← Back to all posts

PipelineDB 0.9.2


PipelineDB 0.9.2 is here, download it now!

Non-INNER stream-table JOINs

Stream-table joins now support LEFT and RIGHT JOINs as well. However a directional join is only supported if the stream is the relation on that side, so LEFT JOINs require the stream to be of the LHS and RIGHT JOINs require the stream to be on the RHS.

CREATE TABLE t (x int);
INSERT INTO t SELECT generate_series(1, 10) AS x;

CREATE CONTINUOUS VIEW cv_inner AS SELECT count(*) FROM stream JOIN t ON (t.x = stream.x::int);
CREATE CONTINUOUS VIEW cv_left AS SELECT count(*) FROM stream LEFT JOIN t ON (t.x = stream.x::int);
CREATE CONTINUOUS VIEW cv_right AS SELECT count(*) FROM t RIGHT JOIN stream ON (t.x = stream.x::int);

-- This should be accounted for in all CVs
INSERT INTO stream (x) SELECT generate_series(1, 5) AS x;

-- This should only be accounted for in non-INNER JOIN CVs
INSERT INTO stream (x) SELECT generate_series(11, 15) AS x;

SELECT * FROM cv_inner;
 count
-------
     5
(1 row)

SELECT * FROM cv_left;
 count
-------
    10
(1 row)

SELECT * FROM cv_right;
 count
-------
    10
(1 row)

Usability Improvements

continuous_query_ipc_shared_mem now sets the amount of shared memory used per database by continuous query processes, rather than the amount of shared memory used per process. Previously increasing the number of workers or combiners would linearly increase the amount of shared memory needed which was causing failures for some of our users who were running PipelineDB inside containers because enough shared memory wasn't allocated for the container. This change ensures that your system will continue to work with the same amount of shared memory regardless of the number of workers or combiners. It is still a good idea to increase the value of continuous_query_ipc_shared_mem when increasing the number of continuous query processes. We recommend at least 32mb per processes.
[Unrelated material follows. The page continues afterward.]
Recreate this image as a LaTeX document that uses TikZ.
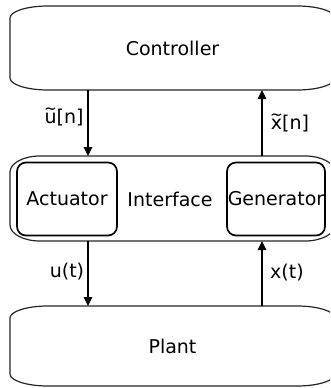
\documentclass[tikz,border=0pt]{standalone}
\usepackage{fontspec}
\usepackage{graphicx}
\setmainfont{DejaVu Sans}
\usetikzlibrary{arrows.meta,calc}
\newcommand\elbox[3]{%
  \draw[outerline]
    ($(#1.north west)+(0,#3)$) .. controls ($(#1.north west)+(0,0.448*#3)$) and ($(#1.north west)+(0.448*#2,0)$) .. ($(#1.north west)+(#2,0)$)
    -- ($(#1.north east)+(-#2,0)$) .. controls ($(#1.north east)+(-0.448*#2,0)$) and ($(#1.north east)+(0,0.448*#3)$) .. ($(#1.north east)+(0,#3)$)
    -- ($(#1.south east)+(0,-#3)$) .. controls ($(#1.south east)+(0,-0.448*#3)$) and ($(#1.south east)+(-0.448*#2,0)$) .. ($(#1.south east)+(-#2,0)$)
    -- ($(#1.south west)+(#2,0)$) .. controls ($(#1.south west)+(0.448*#2,0)$) and ($(#1.south west)+(0,-0.448*#3)$) .. ($(#1.south west)+(0,-#3)$)
    -- cycle;}
\newcommand\tl[1]{\setbox0\hbox{#1}\rlap{\hbox to\wd0{\hss\raisebox{0.47em}{\scalebox{0.8}[0.9]{\textasciitilde}}\hss}}#1}
\tikzset{
  big/.style={inner sep=0pt, outer sep=0pt, font=\fontsize{19}{23}\selectfont},
  outerline/.style={line width=1.2pt, draw=black!85},
  innerbox/.style={big, draw=black, line width=1.7pt, rounded corners=9pt},
  lbl/.style={font=\fontsize{19}{23}\selectfont, inner sep=0pt},
  arr/.style={line width=1.2pt, draw=black, -{Triangle[length=9pt,width=8.5pt]}},
}
\begin{document}
\begin{tikzpicture}[x=1pt,y=-1pt]
\useasboundingbox (0,0) rectangle (330,388);
\clip (0,0) rectangle (330,388);
\fill[white] (0,0) rectangle (330,388);
\node[big, minimum width=325pt, minimum height=84pt] (controller) at (172.5,48) {Controller};
\node[big, minimum width=325pt, minimum height=85pt] (interface) at (172.5,198.5) {};
\node[big] (interfacetext) at (170,199) {Interface};
\node[big, minimum width=325pt, minimum height=80pt] (plant) at (172.5,346) {Plant};
\elbox{controller}{38}{12}
\elbox{interface}{30}{16}
\elbox{plant}{38}{12}
\node[innerbox, minimum width=100pt, minimum height=73pt] (actuator) at (67,199) {Actuator};
\node[innerbox, minimum width=98pt, minimum height=73pt] (generator) at (276,199) {Generator};
\coordinate (ua) at (88,0);
\coordinate (xa) at (262,0);
\draw[arr] (controller.south -| ua) -- (interface.north -| ua);
\draw[arr] (interface.north -| xa) -- (controller.south -| xa);
\draw[arr] (interface.south -| ua) -- (plant.north -| ua);
\draw[arr] (plant.north -| xa) -- (interface.south -| xa);
\node[lbl] (un) at (64,117) {\tl{u}[n]};
\node[lbl] (xn) at (290,123) {\tl{x}[n]};
\node[lbl] (ut) at (67,272) {u(t)};
\node[lbl] (xt) at (287,273) {x(t)};
\end{tikzpicture}
\end{document}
When creating a normal view on top of a sliding window continuous view, we now ensure that the max_age of the view being created is large enough compared to the step size of the sliding window continuous view. The way sliding window queries work is that the window is split into smaller steps and at read time all these steps are combined to return the current answer. The number of steps created depends on the value of step_factor. By default the step_factor for a sliding window query is 5, which means that a window is split into 20 smaller steps. So say in the case of max_age = '20 days', the step size will be 1 day. Now if you try to create a view on top of this sliding window query where max_age = '5 minutes', it doesn't make any sense because the data is not being stored with enough granularity. The system will not throw an error if the max_age of the regular view being created is not twice as large as the step size of the underlying continuous view.

Statistics Improvements

Previously, output_rows stats for continuous transform queries wasn't being updated. That is fixed in this release. We also added some average and throughput stats to pipeline_query_stats and pipeline_proc_stats.

\d pipeline_query_stats;
View "pg_catalog.pipeline_query_stats"
    Column     |  Type  | Modifiers
---------------+--------+-----------
 name          | text   |
 type          | text   |
 input_rows    | bigint |
 output_rows   | bigint |
 updated_rows  | bigint |
 input_bytes   | bigint |
 output_bytes  | bigint |
 updated_bytes | bigint |
 tuples_ps     | bigint |
 bytes_ps      | bigint |
 time_pb       | bigint |
 tuples_pb     | bigint |
 errors        | bigint |

\d pipeline_proc_stats;
        View "pg_catalog.pipeline_proc_stats"
    Column     |           Type           | Modifiers
---------------+--------------------------+-----------
 type          | text                     |
 pid           | integer                  |
 start_time    | timestamp with time zone |
 input_rows    | bigint                   |
 output_rows   | bigint                   |
 updated_rows  | bigint                   |
 input_bytes   | bigint                   |
 output_bytes  | bigint                   |
 updated_bytes | bigint                   |
 executions    | bigint                   |
 tuples_ps     | bigint                   |
 bytes_ps      | bigint                   |
 time_pb       | bigint                   |
 tuples_pb     | bigint                   |
 memory        | bigint                   |
 errors        | bigint                   |

tuples_ps and bytes_ps indicate the throughput of the process or view in terms of tuples and bytes per second. time_pb represents the time taken per batch and tuples_pb represents the tuples consumed per batch. All these statistics are averaged over the most recent 10 runs within the past 2 seconds.

memory in pipeline_proc_stats represents the average memory consumed by the process.

Performance Improvements

When copying tuples between different processes, we now copy batches of tuples rather than tuple at a time. This should improvement general throughput of the system. INSERT still copies tuples one at a time, but COPY copies in batches, so you should see max throughput improvement when using COPY.